Don’t be scared of a surge in flexible working
By Jo Faragher on 16 July 2020
Levels of remote and flexible working have been unprecedented during the coronavirus pandemic. Recent figures from the Office for National Statistics found that half of all UK employees worked from home during the month of April, and 86% did so due to the restrictions imposed because of the crisis. There’s no doubt that organisations have been agile in how they’ve adapted policies and practices as a result of the virus, but will they sustain this agility once the crisis begins to pass?
A number of employers including Santander, Centrica and TSB, recently wrote to the government, calling on policymakers to close a legal loophole that could allow employers to refuse parents the opportunity to work flexibly “if they have a good business reason for doing so” or if the individual has been employed for fewer than 26 weeks.
The legal framework around flexible working has been around since April 2003, when working parents in the UK became entitled to request flexible working for childcare reasons. And then from June 2014, the right was extended to all employees in the UK with at least 26 weeks’ continuous service. Whatever someone’s reason for requesting flexible working, the caveat has been that an employer can turn down that request if the arrangements would impact the business or service negatively.
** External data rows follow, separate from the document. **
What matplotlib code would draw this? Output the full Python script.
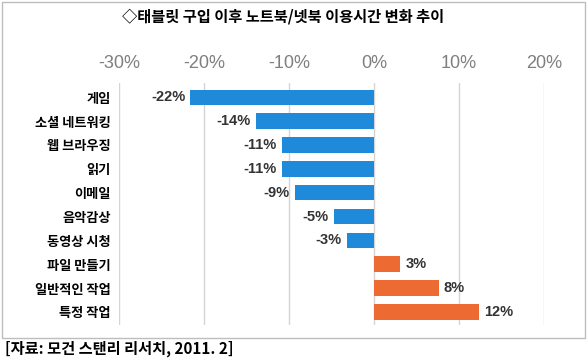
import numpy as np
import matplotlib.pyplot as plt
from matplotlib.patches import Rectangle

# data
categories = ['게임', '소셜 네트워킹', '웹 브라우징', '읽기', '이메일', '음악감상',
              '동영상 시청', '파일 만들기', '일반적인 작업', '특정 작업']
values = [-21.6, -13.9, -10.8, -10.8, -9.3, -4.7, -3.2, 3.1, 7.6, 12.4]  # % change
ticks = [-30, -20, -10, 0, 10, 20]

title = '◇태블릿 구입 이후 노트북/넷북 이용시간 변화 추이'
source = '[자료: 모건 스탠리 리서치, 2011. 2]'

blue = '#1f8ad9'
orange = '#ed6a33'
kr = ['Noto Sans CJK KR', 'DejaVu Sans']

fig = plt.figure(figsize=(5.88, 3.62), dpi=100)
ax = fig.add_axes([119 / 588, 1 - 325 / 362, (544 - 119) / 588, (325 - 83) / 362])

y = np.arange(len(categories))
colors = [blue if v < 0 else orange for v in values]
ax.barh(y, values, height=0.65, color=colors, zorder=3)

for yi, v in zip(y, values):
    lab = '%d%%' % round(v)
    if v < 0:
        ax.text(v - 0.6, yi, lab, ha='right', va='center', fontsize=10.5,
                fontweight='bold', color='#333333', family='Liberation Sans')
    else:
        ax.text(v + 0.6, yi, lab, ha='left', va='center', fontsize=10.5,
                fontweight='bold', color='#333333', family='Liberation Sans')

ax.set_xlim(-30, 20)
ax.set_ylim(len(categories) - 0.45, -0.6)
ax.set_xticks(ticks)
ax.set_xticklabels(['%d%%' % t for t in ticks], family='Liberation Sans',
                   fontsize=13, color='#7f7f7f')
ax.xaxis.tick_top()
ax.tick_params(axis='x', length=0, pad=8)
ax.set_yticks(y)
ax.set_yticklabels(categories, family=kr, fontsize=9.5, fontweight='bold', color='black')
ax.tick_params(axis='y', length=0, pad=6)
ax.grid(axis='x', color='#d4d4d4', linewidth=1, zorder=0)
for s in ax.spines.values():
    s.set_visible(False)

# outer frame
fig.patches.append(Rectangle((2 / 588, 1 - 338 / 362), 583 / 588, 336 / 362,
                             transform=fig.transFigure, fill=False,
                             edgecolor='#bdbdbd', linewidth=1))

fig.text(283 / 588, 1 - 17 / 362, title, ha='center', va='center', fontsize=11,
         fontweight='bold', family=kr)
fig.text(5 / 588, 1 - 349 / 362, source, ha='left', va='center', fontsize=11,
         fontweight='bold', family=kr)

fig.savefig('out.png', dpi=100)
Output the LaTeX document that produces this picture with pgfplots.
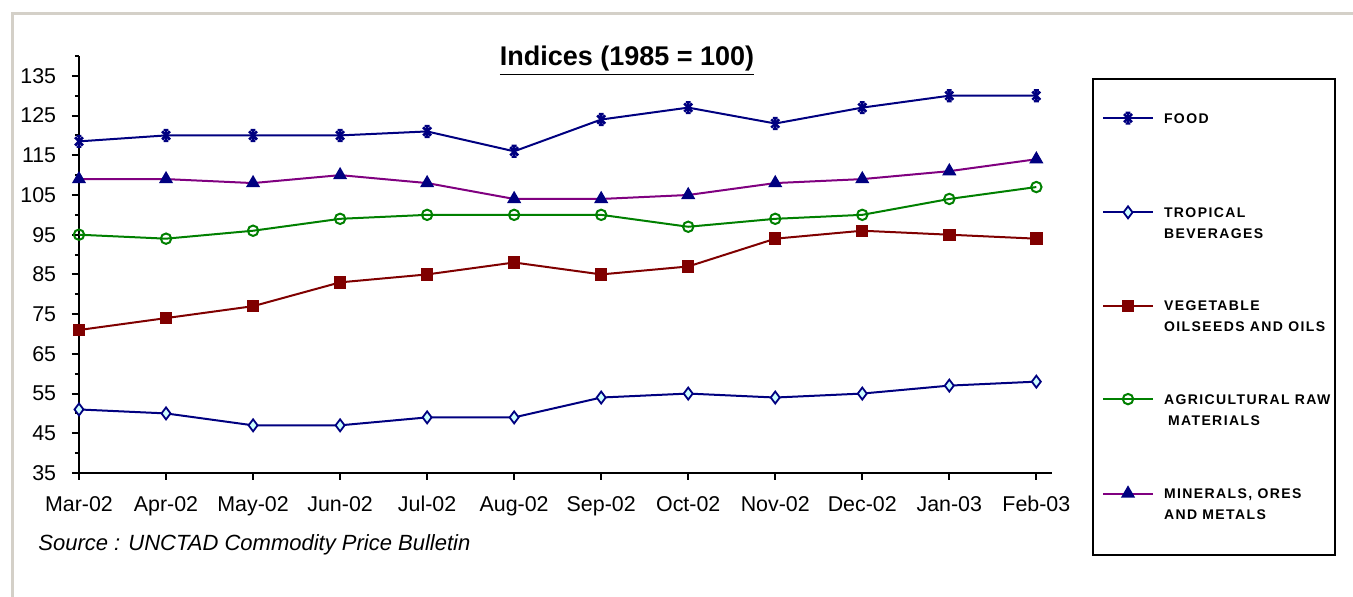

It is relatively easy for employers to justify a refusal on one of eight prescribed grounds and there is no recourse for employees, other than for those with protected characteristics making a claim of discrimination.
Rise in requests
When (and if) organisations return to an office-based working pattern, it’s likely there will be a surge in flexible working requests. Parents may be working around new and changeable school or childcare arrangements, while other employees may want to balance work around other caring commitments or side passions they’ve discovered. A number of reports have even suggested employees are more productive from home, so there’s a clear business argument for them continuing to do so, even on a flexible basis.
Jane van Zyl, chief executive of the charity Working Families, has described the wording of the current flexible working legislation as “not fit for purpose”. Welcoming the letter to the government, she said: “It is too vague and allows employers to turn people down if they are worried, for example, that the changes will cost too much, will affect productivity or will simply be too complicated to work out.”
Working carers should be at the centre of any flexible working considerations. A recent study by the Chartered Institute of Personnel and Development and the University of Sheffield found that almost half of parents and carers (48%) plan to make changes to their working patterns once the pandemic is over. Almost a quarter of carers had considered giving up their job entirely due to the pressures of balancing work and caring responsibilities. Thirty-nine percent had not discussed changing their arrangements with their employer because they feared that nothing would change.
Talk to staff about commitments
Claire McCartney, senior resourcing and inclusion adviser at the CIPD, thinks employers need to encourage more open conversations about caring responsibilities with staff as we emerge from the pandemic. “Conversations about health conditions and vulnerable household members during the coronavirus crisis mean that employers, some for the first time, are gaining a true understanding of just how many of their employees have caring responsibilities. Others may still be in the dark. We are urging employers not to miss this opportunity to talk to staff about their caring commitments.”
Barry Ross, a director at Crossland Employment Solicitors, says the most common of the eight reasons used by employers to turn down flexible working requests are additional costs (for example setting someone up with equipment at home), and impact on the quality of work or an impact on being able to serve customer demand. “But if you’ve got four months’ worth of staff working from home and being productive, how will they continue to rely on this case? A person could argue that they’ve managed fine for the past four months,” he explains. If they’re bombarded with requests post-lockdown, they’ll need to consider each on its merits but also consider the whole situation in the round, he adds. “If you need people in the workplace for health and safety reasons, can you split the working from home down the middle? If arrangements change, can someone else be first in the queue?”
As with many of the difficult decisions organisations have had to make during the past few months, it’s crucial to apply an inclusive lens – taking care that all requests are based on objective factors rather than assumptions. And remember that flexibility is not just about where people work – but how.